Landscape · deep-dive · GLEIF / LEI (ISO 17442)
agentic-first vs GLEIF / LEI.
An LEI is a 20-character globally unique identifier for a legal entity - the verifiability anchor agentic-first sits on top of. LEI tells you which legal entity; agentic-first tells you everything else about that entity that an agent should know. They aren't competitors; LEI is the foundation agentic-first cites.
What an LEI is
The Legal Entity Identifier is defined by ISO 17442 and operated by the Global Legal Entity Identifier Foundation (GLEIF). Every LEI is a 20-character string uniquely assigned to one legal entity - a parent company, a subsidiary, a fund, a securitisation vehicle. It's mandated for financial counterparties under MiFID II, EMIR, and Dodd-Frank since 2017, and adoption is now well over 2.6 million entities globally.
Each LEI links to a public reference record at
https://api.gleif.org/api/v1/lei-records/<lei>
that carries the registered legal name, jurisdiction, registry
ID, headquarters address, parent relationships, and registration
status. It is the closest thing the world has to a
universal company identifier, and it's free to look up.

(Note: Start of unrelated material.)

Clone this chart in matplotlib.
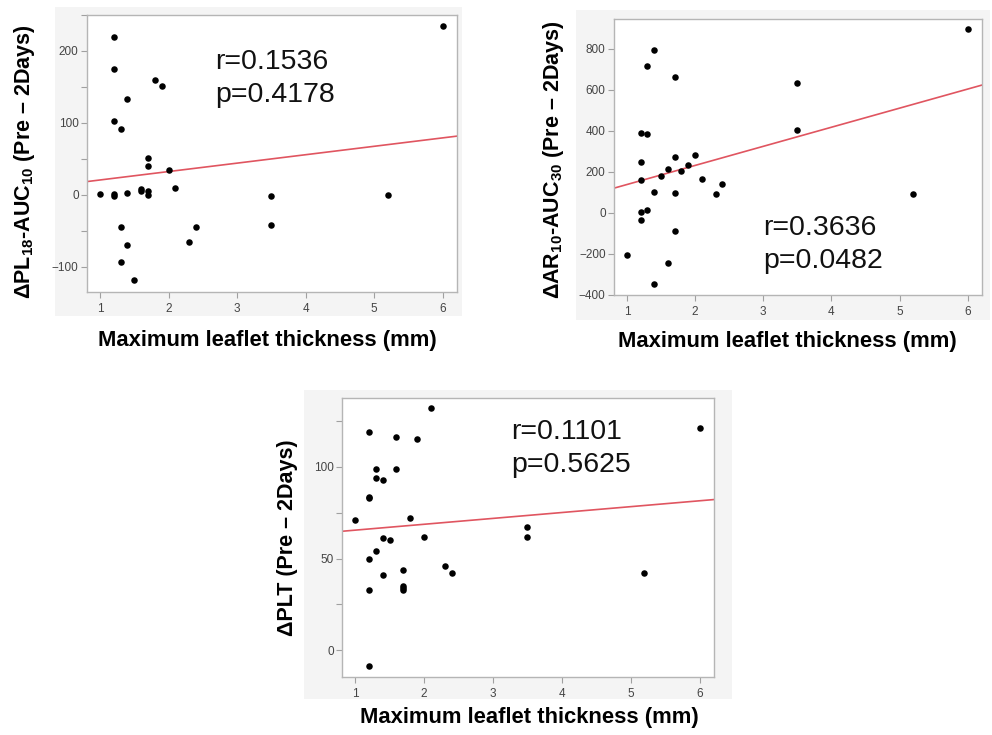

Why LEI alone isn't a profile
An LEI tells you a legal entity exists, where it's incorporated, who its parent is, and that the registration is current. It does not tell you what stage the company is at, what its banded revenue looks like, who the key people are, what the contact preference is, or where to find the protected-tier MCP. Those live somewhere else - and historically that "somewhere else" has been a data broker.
agentic-first is the file that publishes the rest, on the company's own website, with the LEI inside it as the global identity anchor.
Side-by-side
| Question | GLEIF / LEI | agentic-first |
|---|---|---|
| What it is | 20-character identifier + the GLEIF reference record | JSON profile file the publisher hosts themselves |
| Owner | GLEIF (issued via Local Operating Units) | The publisher |
| Where it lives | GLEIF's public registry | /.well-known/agentic-profile.json on the publisher's domain |
| Cost | ~$50–150/year per entity (varies by LOU) | Free; lowest-bar is a single static file |
| What it carries | Legal name, jurisdiction, parent, registration status, registry ID | All of the above (by reference) plus stage, banded financials, team, contact preference, evidence, protected-tier pointer |
| Audience | Banks, brokers, regulators, financial counterparties | Agents, directories, investors, customers, the publisher's own ops team |
| Mandatory for | Anyone trading regulated financial instruments | Nobody - voluntary |
How they compose inside an agentic-first profile
The LEI sits as a top-level field inside the company block. The directory verifies it against GLEIF's public API at submission and re-checks on every revalidation:
{
"schema_version": "0.1.0",
"updated_at": "2026-04-19T00:00:00Z",
"profile_kind": "company",
"tier": "public",
"company": {
"name": "Acme Robotics",
"legal_name": "Acme Robotics Ltd",
"website": "https://acme-robotics.example",
"jurisdiction": "GB",
"registry": {
"type": "companies-house",
"id": "12345678",
"url": "https://find-and-update.company-information.service.gov.uk/company/12345678"
},
"lei": "5493001KJTIIGC8Y1R12"
}
}
With both a verified registry ID
and a valid LEI, the profile clears the bar for
the directory's verified badge. Either alone
qualifies; neither is sufficient for the highest-confidence
surfacing.
When you do - and don't - need an LEI
- You need an LEI today if you trade derivatives, transact in regulated financial markets, or sit inside the EMIR / MiFID II / Dodd-Frank counterparty universe. Most B2B SaaS companies don't.
- You'd benefit from one if you raise from institutional investors, deal with regulated buyers, or want the highest-confidence verification on the agentic-first directory.
- You don't need one for a v0.1 profile - a verified Companies House (or Delaware, or EDGAR, or ASIC) registry ID is sufficient to clear the verification bar. The LEI is additive.
The honest summary
LEI is the global identifier the world settled on after the 2008 financial crisis, and it's mature, free to look up, and cryptographically anchored to a public reference record. It's exactly the kind of identifier we want every serious agentic-first profile to carry. We don't compete with GLEIF; we cite GLEIF. The work in our v0.1 was deciding to make registry-or-LEI the gate for the verified badge, so the trust surface scales as adoption scales.